ICICI Securities's research report on Sun TV Network
Ad revenue declined 6.4% YoY in Q3FY25 as there was a sharp cut in ad spends by FMCG companies in Nov’24 and Dec’24. Subscription grew 2% YoY, lower than our estimated 4% YoY, as pricing hikes by the company are taking time to implement. There were no movie releases/IPL revenues in the quarter; hence, revenue/ PAT declined 10.4% YoY/ 20% YoY. Q4FY25E is also likely to be muted given ad spends by brands may get diverted towards IPL. IPL starts from 21 Mar’25; therefore, attribution of IPL revenue in Q4FY25E will be less. However, FY26 is likely to see broad-based recovery in ad spends, as income tax cuts announced in India’s recent Union Budget should boost consumption. Sun has a cash balance of INR 75bn.
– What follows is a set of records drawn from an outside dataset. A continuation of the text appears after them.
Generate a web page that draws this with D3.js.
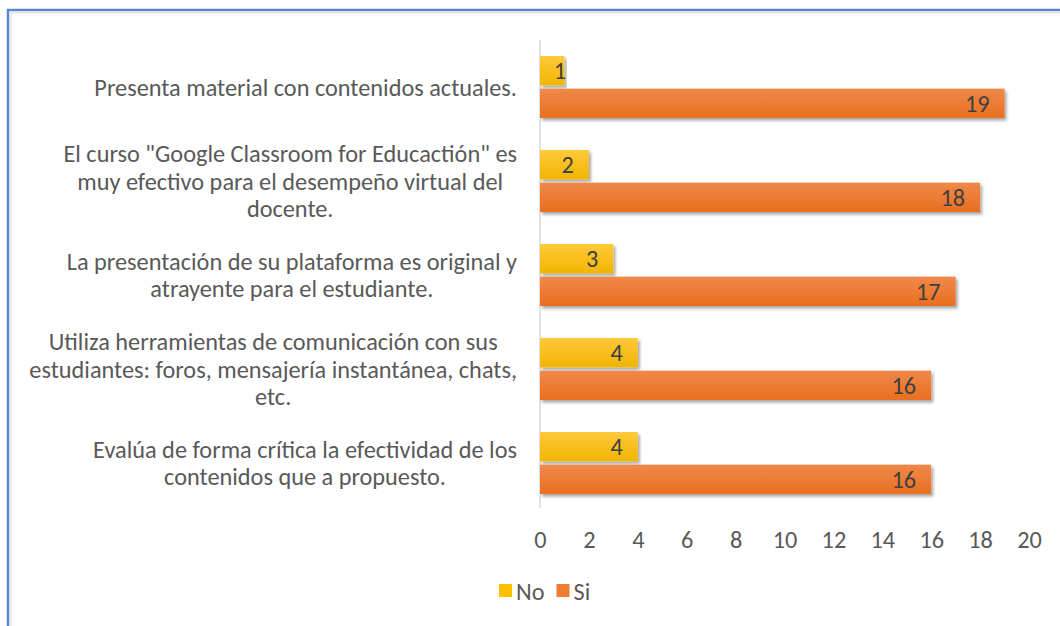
<!DOCTYPE html>
<html>
<head>
<meta charset="utf-8">
<script src="https://cdn.jsdelivr.net/npm/d3@7"></script>
<style>
  html, body { margin: 0; padding: 0; background: #fff; }
  svg { display: block; }
</style>
</head>
<body>
<div id="chart"></div>
<script>
// categories, top to bottom, split into their wrapped lines
const categories = [
  ["Presenta material con contenidos actuales."],
  ["El curso \"Google Classroom for Educactión\" es", "muy efectivo para el desempeño virtual del", "docente."],
  ["La presentación de su plataforma es original y", "atrayente para el estudiante."],
  ["Utiliza herramientas de comunicación con sus", "estudiantes: foros, mensajería instantánea, chats,", "etc."],
  ["Evalúa de forma crítica la efectividad de los", "contenidos que a propuesto."]
];
const seriesNames = ["No", "Si"];
const noValues = [1, 2, 3, 4, 4];
const siValues = [19, 18, 17, 16, 16];
const xTicks = [0, 2, 4, 6, 8, 10, 12, 14, 16, 18, 20];

const width = 1060, height = 626;
const margin = {top: 40, left: 540, right: 31, bottom: 116};
const fontFamily = "'Carlito', 'Calibri', 'Open Sans', sans-serif";
const textColor = "#595959";
const colors = {No: "#FFC000", Si: "#ED7D31"};

const svg = d3.select("#chart").append("svg")
  .attr("width", width)
  .attr("height", height);

// pick a font size so the first label has the same width as in the picture
const probe = svg.append("text")
  .style("font-family", fontFamily)
  .style("font-size", "22px")
  .text(categories[0][0]);
const fontSize = 22 * 423 / probe.node().getComputedTextLength();
probe.remove();

const defs = svg.append("defs");
const shadow = defs.append("filter").attr("id", "shadow")
  .attr("x", "-5%").attr("y", "-20%").attr("width", "115%").attr("height", "160%");
shadow.append("feDropShadow")
  .attr("dx", 2).attr("dy", 2.5).attr("stdDeviation", 1.8)
  .attr("flood-color", "#000").attr("flood-opacity", 0.35);

const grad = (id, top, bottom) => {
  const g = defs.append("linearGradient").attr("id", id)
    .attr("x1", 0).attr("y1", 0).attr("x2", 0).attr("y2", 1);
  g.append("stop").attr("offset", "0%").attr("stop-color", top);
  g.append("stop").attr("offset", "100%").attr("stop-color", bottom);
};
grad("gNo", "#FFC93C", "#F2B500");
grad("gSi", "#F0894A", "#E96F1F");

// outer frame
svg.append("rect")
  .attr("x", 8).attr("y", 10)
  .attr("width", width + 20).attr("height", height + 20)
  .attr("fill", "#fff")
  .attr("stroke", "#5B84D1")
  .attr("stroke-width", 2.5);
svg.append("rect")
  .attr("x", 10.5).attr("y", 12.5)
  .attr("width", width + 20).attr("height", height + 20)
  .attr("fill", "none")
  .attr("stroke", "#e4e4e4")
  .attr("stroke-width", 2);

const x = d3.scaleLinear()
  .domain([0, 20])
  .range([margin.left, width - margin.right]);

const y = d3.scaleBand()
  .domain(d3.range(categories.length))
  .range([margin.top, height - margin.bottom]);

const inner = d3.scaleBand()
  .domain(seriesNames)
  .range([y.bandwidth() / 2 - 31, y.bandwidth() / 2 + 31])
  .paddingInner(0.1);

// vertical axis line
svg.append("line")
  .attr("x1", x(0)).attr("x2", x(0))
  .attr("y1", y.range()[0]).attr("y2", y.range()[1] - 2)
  .attr("stroke", "#d9d9d9")
  .attr("stroke-width", 1.5);

// x axis labels
const xAxis = svg.append("g")
  .attr("transform", `translate(0, ${y.range()[1] + 21})`)
  .call(d3.axisBottom(x).tickValues(xTicks).tickSize(0).tickPadding(0));
xAxis.select(".domain").remove();
xAxis.selectAll("text")
  .attr("dy", "0.71em")
  .style("font-family", fontFamily)
  .style("font-size", fontSize + "px")
  .attr("fill", textColor);

// category labels, centred inside a block that is right aligned
const labelRight = 517;
const lineHeight = 27.5;
const labels = svg.append("g");
categories.forEach((lines, i) => {
  const g = labels.append("g");
  const t = g.append("text")
    .style("font-family", fontFamily)
    .style("font-size", fontSize + "px")
    .attr("fill", textColor)
    .attr("text-anchor", "middle");
  const cy = y(i) + y.bandwidth() / 2;
  const top = cy - (lines.length - 1) * lineHeight / 2;
  lines.forEach((l, j) => {
    t.append("tspan")
      .attr("y", top + j * lineHeight)
      .attr("dy", "0.35em")
      .text(l);
  });
  let maxW = 0;
  t.selectAll("tspan").each(function () {
    maxW = Math.max(maxW, this.getComputedTextLength());
  });
  t.selectAll("tspan").attr("x", labelRight - maxW / 2);
});

// bars
const rows = categories.map((c, i) => ({i, No: noValues[i], Si: siValues[i]}));
const groups = svg.append("g").selectAll("g")
  .data(rows)
  .join("g")
  .attr("transform", d => `translate(0, ${y(d.i)})`);

groups.selectAll("rect")
  .data(d => seriesNames.map(s => ({s, v: d[s]})))
  .join("rect")
  .attr("x", x(0))
  .attr("y", d => inner(d.s))
  .attr("width", d => x(d.v) - x(0))
  .attr("height", inner.bandwidth())
  .attr("fill", d => `url(#g${d.s})`)
  .attr("filter", "url(#shadow)");

groups.selectAll("text")
  .data(d => seriesNames.map(s => ({s, v: d[s]})))
  .join("text")
  .attr("x", d => Math.max(x(d.v) - 15, x(0) + 26))
  .attr("y", d => inner(d.s) + inner.bandwidth() / 2)
  .attr("dy", "0.36em")
  .attr("text-anchor", "end")
  .style("font-family", fontFamily)
  .style("font-size", fontSize + "px")
  .attr("fill", "#404040")
  .text(d => d.v);

// legend
const legend = svg.append("g").attr("transform", "translate(499, 591)");
let lx = 0;
seriesNames.forEach(s => {
  legend.append("rect")
    .attr("x", lx).attr("y", -7)
    .attr("width", 13).attr("height", 13)
    .attr("fill", colors[s]);
  const t = legend.append("text")
    .attr("x", lx + 17)
    .attr("dy", "0.35em")
    .style("font-family", fontFamily)
    .style("font-size", fontSize + "px")
    .attr("fill", textColor)
    .text(s);
  lx += 17 + t.node().getComputedTextLength() + 12;
});
</script>
</body>
</html>
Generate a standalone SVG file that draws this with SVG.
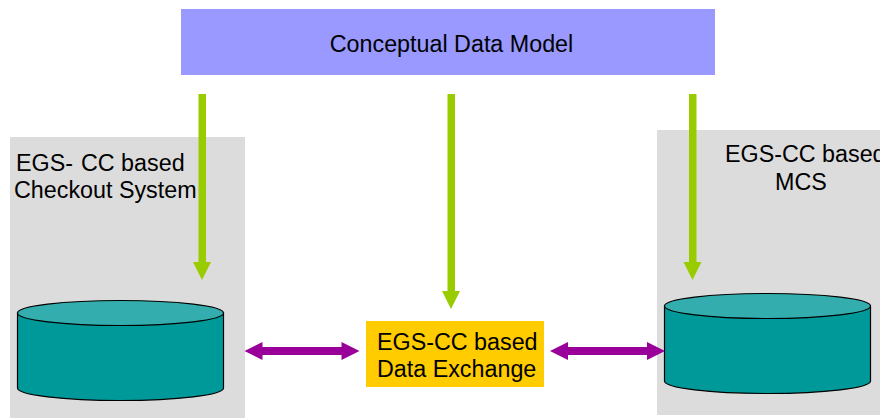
<svg xmlns="http://www.w3.org/2000/svg" width="880" height="418" viewBox="0 0 880 418">
<style>
text{font-family:"Liberation Sans",Arial,sans-serif;font-size:23.3px;fill:#000}
.panel{fill:#dcdcdc}
.body{fill:#009999;stroke:#000;stroke-width:1.2}
.top{fill:#33adad;stroke:#000;stroke-width:1.2}
.green{fill:#99cc00}
.purple{fill:#990099}
</style>
<rect width="880" height="418" fill="#fff"/>
<g id="left-system">
<rect class="panel" x="10" y="137" width="235" height="281"/>
<text x="16" y="171">EGS-</text><text x="81" y="171">CC based</text>
<text x="14" y="198">Checkout System</text>
</g>
<g id="right-system">
<rect class="panel" x="657" y="130" width="223" height="285"/>
<text x="725" y="162">EGS-CC based</text>
<text x="775" y="190">MCS</text>
</g>
<g id="conceptual-model">
<rect x="181" y="9" width="534" height="66" fill="#9999ff"/>
<text x="451.500" y="52" text-anchor="middle">Conceptual Data Model</text>
</g>
<g id="left-store">
<path class="body" d="M17.500 313V388C17.500 395 64 400.500 120.500 400.500S223.500 395 223.500 388V313Z"/>
<ellipse class="top" cx="120.500" cy="313" rx="103" ry="12.500"/>
</g>
<g id="right-store">
<path class="body" d="M664.500 306V381C664.500 388 711 393.500 767.500 393.500S870.500 388 870.500 381V306Z"/>
<ellipse class="top" cx="767.500" cy="306" rx="103" ry="12.500"/>
</g>
<g id="data-exchange">
<rect x="366" y="321" width="178" height="66" fill="#ffcc00"/>
<text x="377" y="350">EGS-CC based</text>
<text x="377" y="377">Data Exchange</text>
</g>
<g id="connectors">
<path class="green" d="M198.500 94h7.500v168h5l-9 18-9-18h5.500z"/>
<path class="green" d="M447.500 94h7.500v197h5l-9 18-9-18h5.500z"/>
<path class="green" d="M689 94h7.500v168h5l-9 18-9-18h5.500z"/>
<path class="purple" d="M244.500 351l18-9v5h79v-5l18 9-18 9v-5h-79v5z"/>
<path class="purple" d="M550 351l18-9v5h79v-5l18 9-18 9v-5h-79v5z"/>
</g>
</svg>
Given its inexpensive valuations, we maintain BUY
Outlook
We believe, given Sun’s inexpensive valuations, the stock is likely to re-rate once there are signs of recovery in ad revenue; hence, we maintain BUY. We value the stock at a revised TP of INR 865 (vs. INR 1,111) based on ~18x 1-year forward (FY27E), as we cut our estimates and roll over by three months.